*STATED TASK*
The material below should be written out in full and exactly; pictures stay out of the copy.

————

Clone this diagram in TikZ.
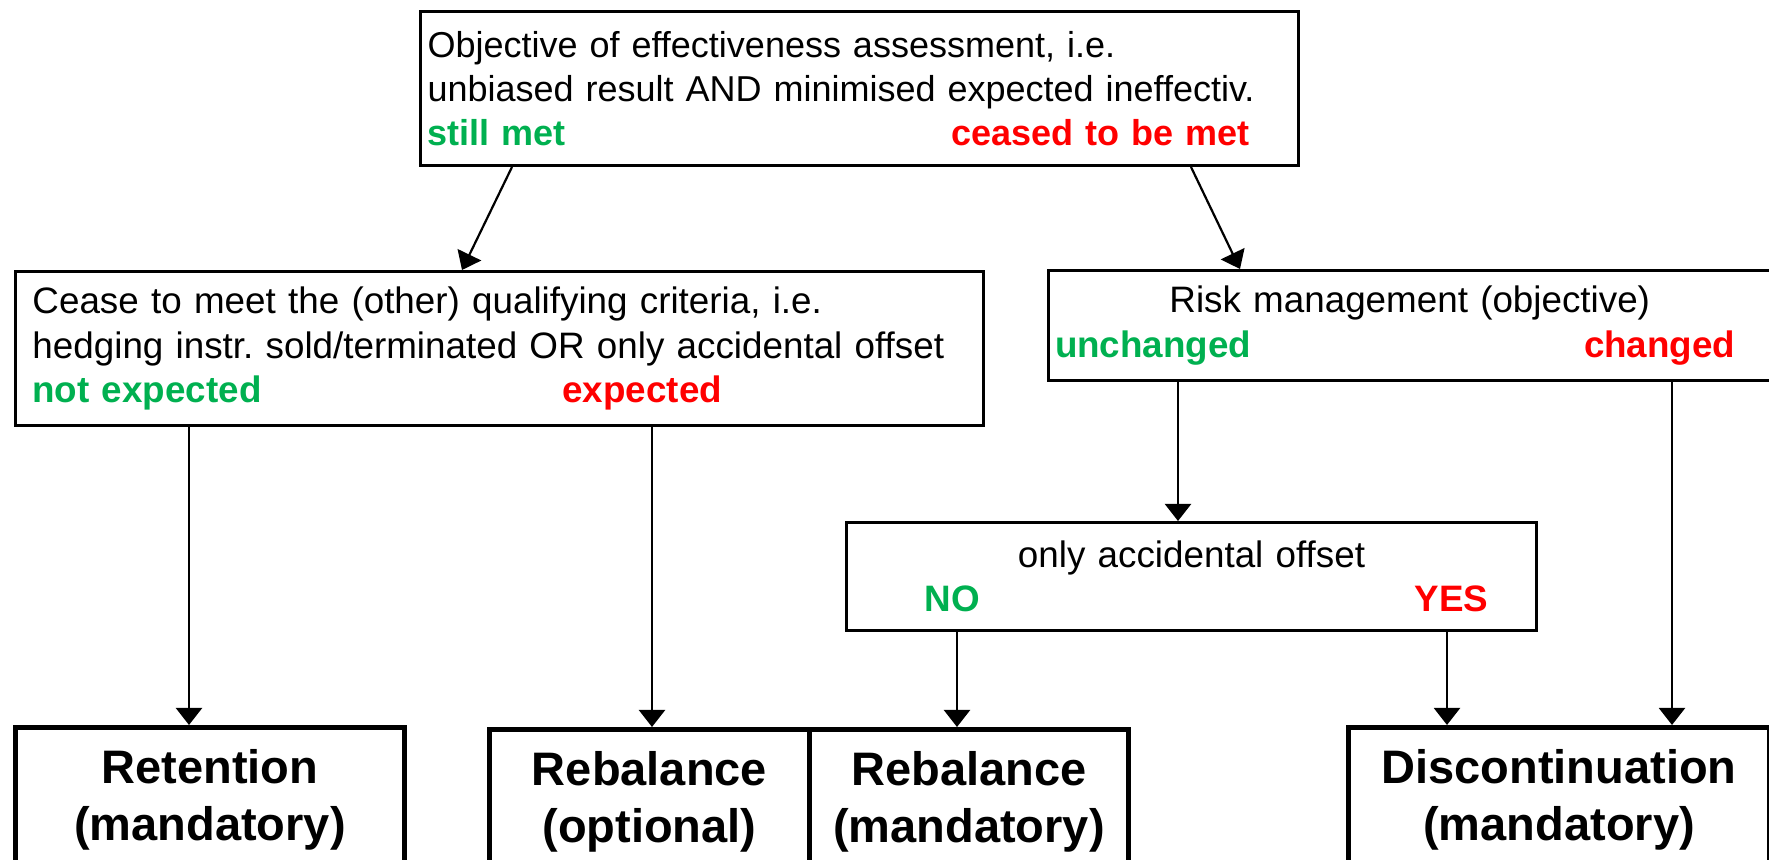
\documentclass[tikz,border=0pt]{standalone}
\usepackage{fontspec}
\setmainfont{Liberation Sans}
\usetikzlibrary{calc,arrows.meta}
\frenchspacing

\definecolor{okgreen}{RGB}{0,176,80}
\definecolor{badred}{RGB}{255,0,0}
\newcommand{\greenlbl}[1]{\textcolor{okgreen}{\bfseries #1}}
\newcommand{\redlbl}[1]{\textcolor{badred}{\bfseries #1}}
% answer line: indent, room for the green word, green word, red word
\newcommand{\answers}[4]{\hspace*{#1}\makebox[#2][l]{\greenlbl{#3}}\redlbl{#4}}
% centred line inside a left aligned box
\newcommand{\midline}[1]{\hspace*{\fill}#1\hspace*{\fill}\null}

\begin{document}
\begin{tikzpicture}[x=0.5pt, y=-0.5pt,
  cbox/.style={draw, line width=1.5pt, rectangle, anchor=north west,
    inner ysep=0pt, align=left, font=\fontsize{18.4}{22.25}\selectfont},
  rbox/.style={draw, line width=2.5pt, rectangle, anchor=north west,
    inner sep=0pt, minimum height=72pt, align=center,
    font=\fontsize{23.5}{28.5}\selectfont\bfseries},
  arr/.style={-{Triangle[width=13pt,length=8.5pt]}, line width=1.1pt}]
  % page = 1769 x 860 px, boxes at the bottom run past the edge
  \path[use as bounding box, clip] (0,0) rectangle (1769,860);

  % question boxes
  \node[cbox, text width=432pt, inner xsep=3.5pt, minimum height=76.75pt,
        font=\fontsize{18}{22.1}\selectfont] (obj) at (419,10.5)
    {Objective of effectiveness assessment, i.e.\\
     unbiased result AND minimised expected ineffectiv.\\
     \answers{0pt}{262pt}{still met}{ceased to be met}};
  \node[cbox, text width=467pt, inner xsep=8.5pt, minimum height=77pt] (cease) at (14,270)
    {Cease to meet the (other) qualifying criteria, i.e.\\
     hedging instr. sold/terminated OR only accidental offset\\
     \answers{0pt}{265pt}{not expected}{expected}};
  \node[cbox, text width=354.75pt, inner xsep=3.5pt, minimum height=55pt] (risk) at (1046.5,269)
    {\midline{Risk management (objective)}\\
     \answers{0pt}{264.5pt}{unchanged}{changed}};
  \node[cbox, text width=338pt, inner xsep=3.5pt, minimum height=54pt] (acc) at (845,521)
    {\midline{only accidental offset}\\
     \answers{35.5pt}{245pt}{NO}{YES}};

  % outcomes
  \node[rbox, minimum width=194.5pt] (ret) at (13,725) {Retention\\(mandatory)};
  \node[rbox, minimum width=160pt] (rebopt) at (487,727) {Rebalance\\(optional)};
  \node[rbox, minimum width=159.5pt] (rebman) at (807,727) {Rebalance\\(mandatory)};
  \node[rbox, minimum width=210.5pt] (disc) at (1346,725) {Discontinuation\\(mandatory)};

  % arrows
  \draw[arr] ($(obj.south west)+(93,0)$) -- ($(cease.north west)+(448,0)$);
  \draw[arr] ($(obj.south west)+(772,0)$) -- ($(risk.north west)+(193.5,0)$);
  \draw[arr] ($(cease.south west)+(175,0)$) -- ($(ret.north west)+(176,0)$);
  \draw[arr] ($(cease.south west)+(638,0)$) -- ($(rebopt.north west)+(165,0)$);
  \draw[arr] ($(risk.south west)+(131.5,0)$) -- ($(acc.north west)+(333,0)$);
  \draw[arr] ($(risk.south west)+(625.5,0)$) -- ($(disc.north west)+(326,0)$);
  \draw[arr] ($(acc.south west)+(112,0)$) -- ($(rebman.north west)+(150,0)$);
  \draw[arr] ($(acc.south west)+(602,0)$) -- ($(disc.north west)+(101,0)$);
\end{tikzpicture}
\end{document}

————

*SOLUTION FOR THIS TASK*
Clone this diagram in TikZ.
\documentclass[tikz,border=0pt]{standalone}
\usepackage{fontspec}
\setmainfont{Liberation Sans}
\usetikzlibrary{calc,arrows.meta}
\frenchspacing

\definecolor{okgreen}{RGB}{0,176,80}
\definecolor{badred}{RGB}{255,0,0}
\newcommand{\greenlbl}[1]{\textcolor{okgreen}{\bfseries #1}}
\newcommand{\redlbl}[1]{\textcolor{badred}{\bfseries #1}}
% answer line: indent, room for the green word, green word, red word
\newcommand{\answers}[4]{\hspace*{#1}\makebox[#2][l]{\greenlbl{#3}}\redlbl{#4}}
% centred line inside a left aligned box
\newcommand{\midline}[1]{\hspace*{\fill}#1\hspace*{\fill}\null}

\begin{document}
\begin{tikzpicture}[x=0.5pt, y=-0.5pt,
  cbox/.style={draw, line width=1.5pt, rectangle, anchor=north west,
    inner ysep=0pt, align=left, font=\fontsize{18.4}{22.25}\selectfont},
  rbox/.style={draw, line width=2.5pt, rectangle, anchor=north west,
    inner sep=0pt, minimum height=72pt, align=center,
    font=\fontsize{23.5}{28.5}\selectfont\bfseries},
  arr/.style={-{Triangle[width=13pt,length=8.5pt]}, line width=1.1pt}]
  % page = 1769 x 860 px, boxes at the bottom run past the edge
  \path[use as bounding box, clip] (0,0) rectangle (1769,860);

  % question boxes
  \node[cbox, text width=432pt, inner xsep=3.5pt, minimum height=76.75pt,
        font=\fontsize{18}{22.1}\selectfont] (obj) at (419,10.5)
    {Objective of effectiveness assessment, i.e.\\
     unbiased result AND minimised expected ineffectiv.\\
     \answers{0pt}{262pt}{still met}{ceased to be met}};
  \node[cbox, text width=467pt, inner xsep=8.5pt, minimum height=77pt] (cease) at (14,270)
    {Cease to meet the (other) qualifying criteria, i.e.\\
     hedging instr. sold/terminated OR only accidental offset\\
     \answers{0pt}{265pt}{not expected}{expected}};
  \node[cbox, text width=354.75pt, inner xsep=3.5pt, minimum height=55pt] (risk) at (1046.5,269)
    {\midline{Risk management (objective)}\\
     \answers{0pt}{264.5pt}{unchanged}{changed}};
  \node[cbox, text width=338pt, inner xsep=3.5pt, minimum height=54pt] (acc) at (845,521)
    {\midline{only accidental offset}\\
     \answers{35.5pt}{245pt}{NO}{YES}};

  % outcomes
  \node[rbox, minimum width=194.5pt] (ret) at (13,725) {Retention\\(mandatory)};
  \node[rbox, minimum width=160pt] (rebopt) at (487,727) {Rebalance\\(optional)};
  \node[rbox, minimum width=159.5pt] (rebman) at (807,727) {Rebalance\\(mandatory)};
  \node[rbox, minimum width=210.5pt] (disc) at (1346,725) {Discontinuation\\(mandatory)};

  % arrows
  \draw[arr] ($(obj.south west)+(93,0)$) -- ($(cease.north west)+(448,0)$);
  \draw[arr] ($(obj.south west)+(772,0)$) -- ($(risk.north west)+(193.5,0)$);
  \draw[arr] ($(cease.south west)+(175,0)$) -- ($(ret.north west)+(176,0)$);
  \draw[arr] ($(cease.south west)+(638,0)$) -- ($(rebopt.north west)+(165,0)$);
  \draw[arr] ($(risk.south west)+(131.5,0)$) -- ($(acc.north west)+(333,0)$);
  \draw[arr] ($(risk.south west)+(625.5,0)$) -- ($(disc.north west)+(326,0)$);
  \draw[arr] ($(acc.south west)+(112,0)$) -- ($(rebman.north west)+(150,0)$);
  \draw[arr] ($(acc.south west)+(602,0)$) -- ($(disc.north west)+(101,0)$);
\end{tikzpicture}
\end{document}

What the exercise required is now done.